The Canadian Forces as a whole, and not just the army, is resistant to policy changes and reform. Firstly, it receives its marching orders from civilian governments which are by nature resistant to reforms and second, it is internally managed by a committee system that limits resource allocation, the vast bulk of which is tied up in maintaining the status quo structure

This gets to my point above about the issues that any MND would face. Disinterest in security has all-party consensus in Canada. Governments are willing to tolerate it as a necessary evil, but they aren't willing to make any major sacrifices for national defence. Historically, almost nobody has improved their political career by an appointment as MND, but it has been a good place to get tied up in trouble or a scandal. That's not an incentive system that leads to bold decision making.

Leslie's grandfather, Andrew McNaughton, is somewhat illustrative of this. He couldn't even get into Parliament. Despite being an MND in wartime, he lost two elections and never sat as an MP.
 
Leaders build vision and continuity of effort beyond their tenure.

The Army suffers from continually having commanders, not leaders.
plenty of managers to manage managing though. It goes to our risk adversion we don't wanna make the decision so we stand up a position to make it for us.
 
Making a decision is easy. Seeing it through beyond your tenure is where leadership is needed. Lots of "the system" problems are more "we failed to have a long term plan to see this through".

Too bad there is no mechanism to get the RCN, RCAF, RRCA, RCAC, RCIC all the other Royal Entities all working to the same plan.
 
We need to more than double our equipment spending to get to the NATO target for equipment. The bureaucracy needs to get a lot more agile if we are going to get there. There are a lot of projects with significant momentum that are funded to a fraction the of their requirement; if he can figure out how to top-up funds to full scope faster than a multi-year pan-CAF capital investment review then he might get CAF on track to 0.4% GDP for equipment.
 
By reducing our overall GDP?

Seems Legit Martin Freeman GIF
 
Good point.
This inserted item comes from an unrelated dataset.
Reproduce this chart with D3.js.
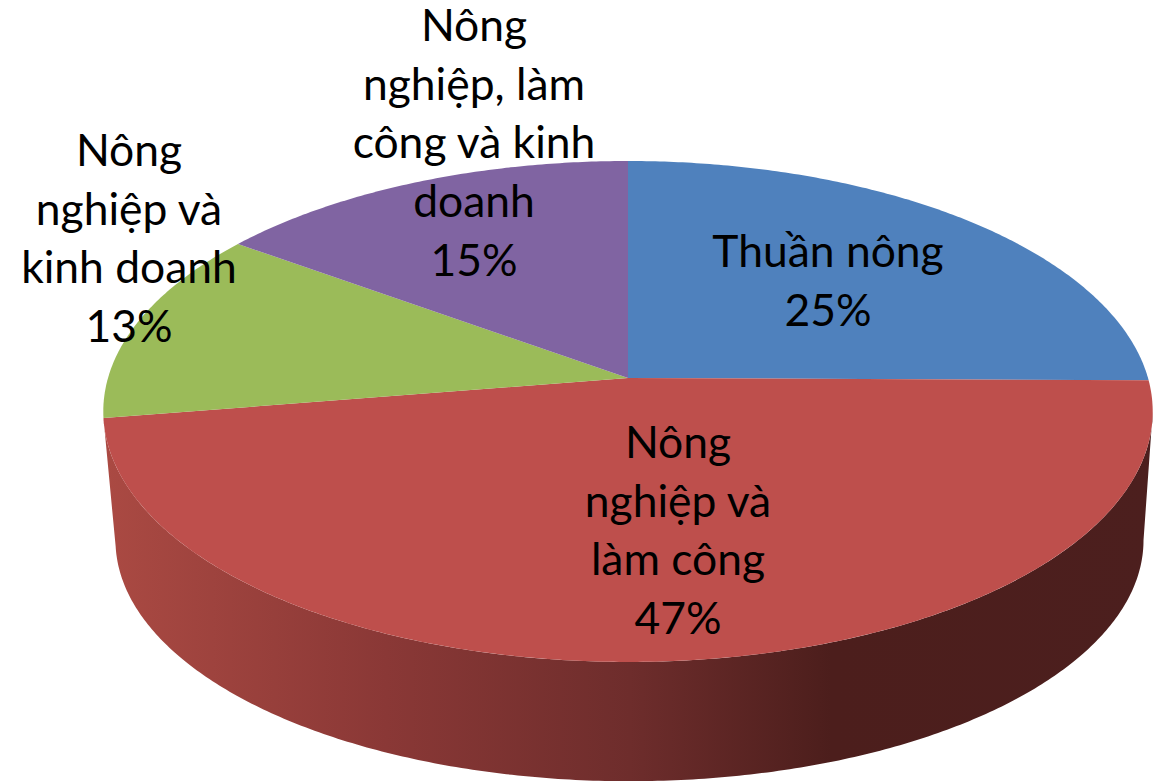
<!DOCTYPE html>
<html><head><meta charset="utf-8">
<style>html,body{margin:0;padding:0;background:#fff}svg{display:block}</style>
<script src="https://cdn.jsdelivr.net/npm/d3@7"></script></head>
<body><svg id="c" width="1169" height="781"></svg>
<script>
const categories = ["Thuần nông","Nông nghiệp và làm công","Nông nghiệp và kinh doanh","Nông nghiệp, làm công và kinh doanh"];
const values = [25.15,47.3,12.55,15];
const labelLines = [["Thuần nông"],["Nông","nghiệp và","làm công"],["Nông","nghiệp và","kinh doanh"],["Nông","nghiệp, làm","công và kinh","doanh"]];
const colors = ["#4F81BD","#BE4F4C","#9BBB59","#8064A2"];
const labelAnchors = [[828,267],[678,458],[129,166],[474,41]];

const svg = d3.select("#c");
const k = 0.1337;
const topDisc = {cx:628,cy:378,a:520,b:246};
const botDisc = {cx:629.5,cy:508,a:509.4,b:236.7};
const proj = (d,t)=>{const u=Math.sin(t),v=-Math.cos(t),w=1-k*v;return [d.cx+d.a*u/w,d.cy+d.b*v/w];};
const arcPts = (d,t0,t1)=>{const n=Math.max(2,Math.ceil(Math.abs(t1-t0)/0.01));return d3.range(n+1).map(i=>proj(d,t0+(t1-t0)*i/n));};
const line = d3.line();
const arcs = d3.pie().sort(null)(values);

const grad = svg.append("defs").append("linearGradient").attr("id","side")
  .attr("gradientUnits","userSpaceOnUse").attr("x1",100).attr("x2",1160).attr("y1",0).attr("y2",0);
[[0,"#AB4A43"],[0.27,"#8A3836"],[0.5,"#6E2D2C"],[0.69,"#4C1E1C"],[1,"#4C1F1E"]]
  .forEach(s=>grad.append("stop").attr("offset",s[0]).attr("stop-color",s[1]));

// Side wall of the red slice, the only one facing the viewer
const red = arcs[1];
const sideStart = Math.PI*97.7/180, sideEnd = red.endAngle;
svg.append("path").attr("fill","url(#side)")
  .attr("d",line([...arcPts(topDisc,sideStart,sideEnd),...arcPts(botDisc,sideEnd,sideStart)])+"Z");

svg.append("g").selectAll("path").data(arcs).join("path")
  .attr("fill",(d,i)=>colors[i])
  .attr("d",d=>line([[topDisc.cx,topDisc.cy],...arcPts(topDisc,d.startAngle,d.endAngle)])+"Z");

const lh = 58.7;
const pct = d3.format(".0f");
const g = svg.append("g").attr("font-family","Lato, 'Open Sans', sans-serif").attr("font-size",44.4).attr("fill","#000").attr("text-anchor","middle");
arcs.forEach((d,i)=>{
  const ls=[...labelLines[i],pct(values[i])+"%"];
  ls.forEach((s,j)=>g.append("text").attr("x",labelAnchors[i][0]).attr("y",labelAnchors[i][1]+j*lh).text(s));
});
</script></body></html>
If we are too lax on immigration control and passports sooner or later "friends" will start demanding visas as well as passports.
I'm waiting for this to occur. I give it a 50/50 chance over the next 5-8yrs from happening.
As someone with both US and Canadian citizenship it won't effect me but it will devastate border cities, tourism and our economy.
 
I'm waiting for this to occur. I give it a 50/50 chance over the next 5-8yrs from happening.
As someone with both US and Canadian citizenship it won't effect me but it will devastate border cities, tourism and our economy.
It'll never happen. Way too much of the US economy relies on easy travel with Canada. It would be political suicide for any president as major major industries and states will lobby the shit outta that one. Canada is the main trading partner for 40% of the US states.
 
I can be so sure, it would be economic and political suicide to hamper trade with their major commodity market. A ton of US industry also relies on back and forth supply lines between the countries.
Waivers for drivers happened in COVID.
 
I can be so sure, it would be economic and political suicide to hamper trade with their major commodity market. A ton of US industry also relies on back and forth supply lines between the countries.
Canadians do not have a 'right' to enter the US, just like Americans don't have a 'right' to enter Canada.
When you enter another Country you are in fact a 'guest' in their house and must follow their laws and customs. A person or a country can make a decision at any time to limit the guests or the numbers of guests coming into their house, its their right to do so.
The US could easily decide to do this. Look at what the Europeans within the EU have done to us and the Americans starting next year -


This could easily, easily be applied here by the Americans to us.